A meta de L.,19 anos, um jovem infrator internado em uma unidade da Fundação Casa, em São Paulo, para cumprimento de medida socioeducativa, não era mudar de vida ou reconquistar a liberdade. O desejo manifestado pelo garoto era matar o coordenador da Fundação Casa e ser transferido para uma prisão de adulto, um CDP (Centro de Detenção Provisória), e com isso ingressar no PCC (Primeiro Comando da Capital), a maior facção criminosa do Brasil.
E foi justamente o que ele tentou fazer na manhã de 31 de dezembro de 2019, véspera de Révellion. L. tinha 18 anos e estava internado na Fundação Casa havia dois meses por um latrocínio (roubo seguido de morte). O garoto quebrou um azulejo da sala onde cumpria a medida socioeducativa e simulou que pretendia se autolesionar com um pedaço da peça. O coordenador de equipe da unidade, um agente de 39 anos, foi chamado às pressas. Ao se aproximar do interno, o coordenador foi agarrado pelo pescoço. O jovem ameaçou cortar a jugular da vítima. Outros dois funcionários tentaram acalmá-lo.
O infrator dizia que iria matá-lo porque queria ser transferido para uma prisão dominada pelo PCC para “fechar” (ingressar) na facção. O coordenador de equipe entrou em luta corporal com o interno e sofreu ferimentos leves no pescoço e na mão direita. Os outros dois funcionários o ajudaram a imobilizar o jovem. Segundo funcionários da Fundação Casa, o garoto agressor já tinha um histórico de violência. Ele foi internado pela acusação de ter roubado e matado uma vítima por enforcamento.

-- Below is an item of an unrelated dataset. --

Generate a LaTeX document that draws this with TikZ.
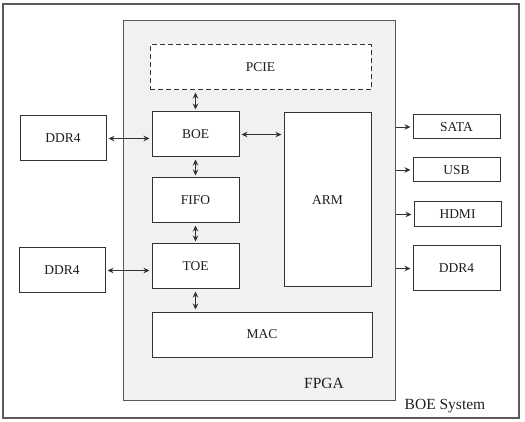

Em depoimento, jovem afirma querer “fechar” com PCC Ao ser ouvido na Polícia Civil, o interno declarou que era bandido e não queria ficar na Fundação Casa. Afirmou que queria ficar em um presídio para “fechar” com o PCC. E acrescentou que se não fosse removido iria matar um agente por dia na Fundação Casa. Para o escritor, jornalista e pesquisador Bruno Paes Manso, do NEV (Núcleo de Estudos de Violência) da USP, muitos jovens infratores têm fetiche em ingressar no PCC porque a facção tornou-se uma marca, um símbolo, uma espécie de governo do crime. Paes Manso afirmou que, para esses jovens infratores, ingressar no PCC significa uma ascensão: “do mesmo jeito que um trabalhador sonha em ser diretor da empresa um dia, esses garotos querem entrar na facção para fazer parte da elite do crime”, acrescentou.
O pesquisador disse que o PCC domina vários mercados, como o das drogas, vendas ilegais de terrenos, entre outros negócios ilícitos, tornando essas atividades ilegais atrativas entre os criminosos. “Esse poder da facção exerce o fetiche, atrai os jovens. Eles também querem ser poderosos e ganhar destaque nesse mundo violento.”
Menor vai para júri popular, define Justiça L. conseguiu o que queria. Foi indiciado no mesmo dia por tentativa de homicídio e transferido no dia seguinte para o CDP 1 (Centro de Detenção Provisória) de Pinheiros, na zona oeste de São Paulo, unidade prisional dominada pelo PCC. O jovem agora tem um número de matrícula no sistema prisional de São Paulo.
No dia 2 de fevereiro de 2020, a Justiça revogou a aplicação da medida socioeducativa imposta ao infrator. Oito meses depois, mais precisamente em 10 de outubro do ano passado, o rapaz foi denunciado por tentativa de homicídio à Justiça pelo MPE (Ministério Público Estadual).
Na última segunda-feira (18), o juiz Adilson Paukoski Simoni decidiu pronunciar (levar a júri popular) o rapaz. Quando foi ouvido em audiência judicial, o réu preferiu ficar em silêncio.
O garoto vem sendo assistido juridicamente por advogados do IDDD (Instituto de Defesa do Direito de Defesa). A instituição tem convênio com a Defensoria Pública do Estado de São Paulo. Os defensores do jovem alegam que a denúncia contra ele é inepta e que a acusação é genérica, desprovida de fundamentação e detalhamento. Os advogados sustentam que não há nenhum indício contra o rapaz e sim apenas uma acusação infundada.
Já para a Justiça, as provas testemunhais e materiais acenam para a materialidade e há indícios suficientes de que o rapaz tentou dolosamente matar o agente da Fundação Casa, por motivo torpe, para ser transferido para um CDP e ingressar no PCC.
Foi no ano de 2003 que surgiram as primeiras notícias da ligação de jovens infratores em cumprimento de medidas socioeducativas com a maior facção criminosa do país. As suspeitas eram sobre a possível existência de um PCC-Mirim em unidades da Fundação Casa. A instituição e as autoridades policiais sempre disseram que isso jamais existiu.